How do you incorporate prayer into your daily life? What have you learned by having a regular prayer life?
My wife and I read the lessons from the Daily Office every morning. We have found it helpful to have a special place that we love to go to when we study and pray in the mornings. We also have learned the joy of a good dark roast prepared in a french press to encourage us. Following the lessons, we pray for the needs of the day. We have found the psalms to be a great transition from the Word into prayer. I like to run long distances. That has always been a valuable prayer time. Regular prayer with my wife in the mornings has been a great way for us to stay connected and to stay connected to the Lord.
Can you tell us about your family? How do you balance your family life with your calling as a pastor and bishop?
Cindy and I just celebrated our 35th wedding anniversary. She is a great complement to my ministry and a blessing when she can make parish visitations with me.
I have been very fortunate to have three children involved in ministry. Kipp, my oldest son, is a youth pastor in the Valley Forge area. Seth, is nearing completion of his M. Div. from Trinity School for Ministry and has opened a Juice store in Sewickley, PA. He sees this business as an opportunity for ministry and a way to build a healthy community. Kirsten is active in Young Life in Colorado and soon to attend her first Young Life camp as a volunteer leader. I stay connected to my wife through our daily prayer time and walks with our dogs. We have always eaten together as a family. I try to lose my cell phone on my days off.
What is the name of a book you are reading right now? What do you like about it? What do you enjoy doing as hobbies or interests?
I am reading Richard Hooker by Philip Secor. It is fun to realize that I still remember some of what I was taught long ago in seminary. It gives me hope to see that Anglicanism survived the pull between ardent Protestants and dedicated Catholics. We too should be able to find a way forward through issues that might cause tension even after we have all taken a stand for orthodox Christianity.
I have a love of little sports cars and driving too fast. I learned to behave myself when I became a chaplain for the Pennsylvania State Police. I have been blessed more than I thought possible by Kairos prison ministry. I still like to run, but as I get older I often find myself on my bicycle. I have developed a love of watercolor painting. I like old British cars and motorcycles, but for the most part am old enough to know to stay away from them.
What do you see as a major challenge facing Christians today? How do you see Anglican Christians making a difference in that challenge?

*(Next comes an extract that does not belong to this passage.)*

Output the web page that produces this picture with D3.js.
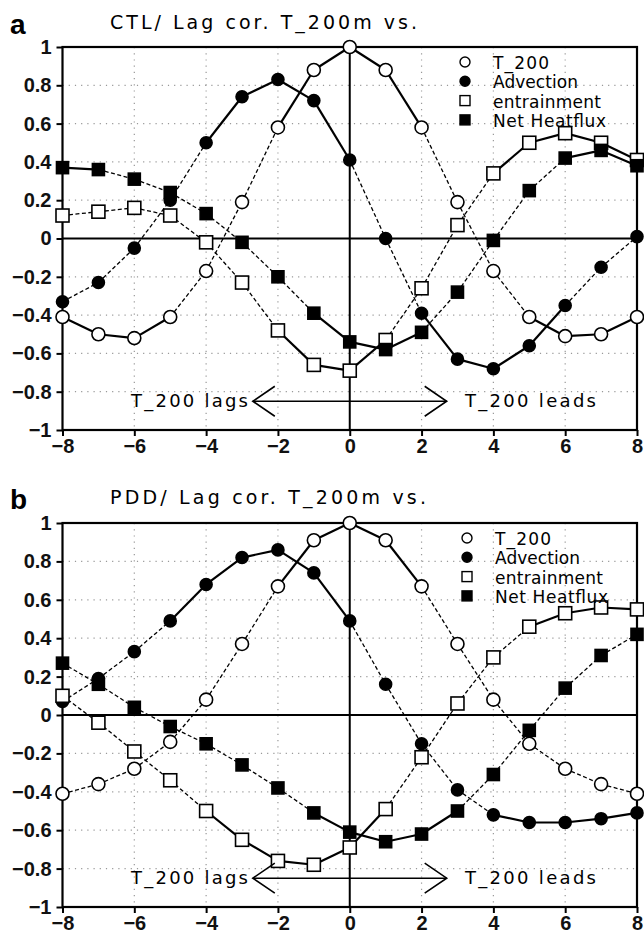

More and more, we live in a culture that is becoming hostile to orthodox Christianity. Too often we have let the culture define us in terms of what we “hate” and not in terms of what we love and the Lord who loves us. Somehow upholding Christian values like traditional marriage and standing for the sanctity of life has been twisted to make us “haters”. We do not hate women. We love them so much that we want to see them live.
It is wrong to end a child’s life in the womb, but even more wrong to end that life just because it is a baby girl. We do not hate homosexuals simply because we love the way “God created them male and female in his image.” He instituted marriage when he said, “ A man will leave his father and mother and be united to his wife, and they will become one flesh.” We must be honest in that the world will label us as naive for believing miracles, prayer, and a God who loves us enough to talk to us in Scripture and who is powerful enough to transform our lives. But that is the good news we must share. The best way to share it is to let our light shine by reflecting the gracious transforming power of the Holy Spirit in our lives. By our love they will know us. People should be drawn to the Gospel by the joy and unity of believers. Christ is infinitely attractive. We must become like him so others will be drawn to him.
How may we pray for you?
Pray that I, my family, and the Anglican Diocese of the Southwest will be passionate followers of our Lord Jesus Christ.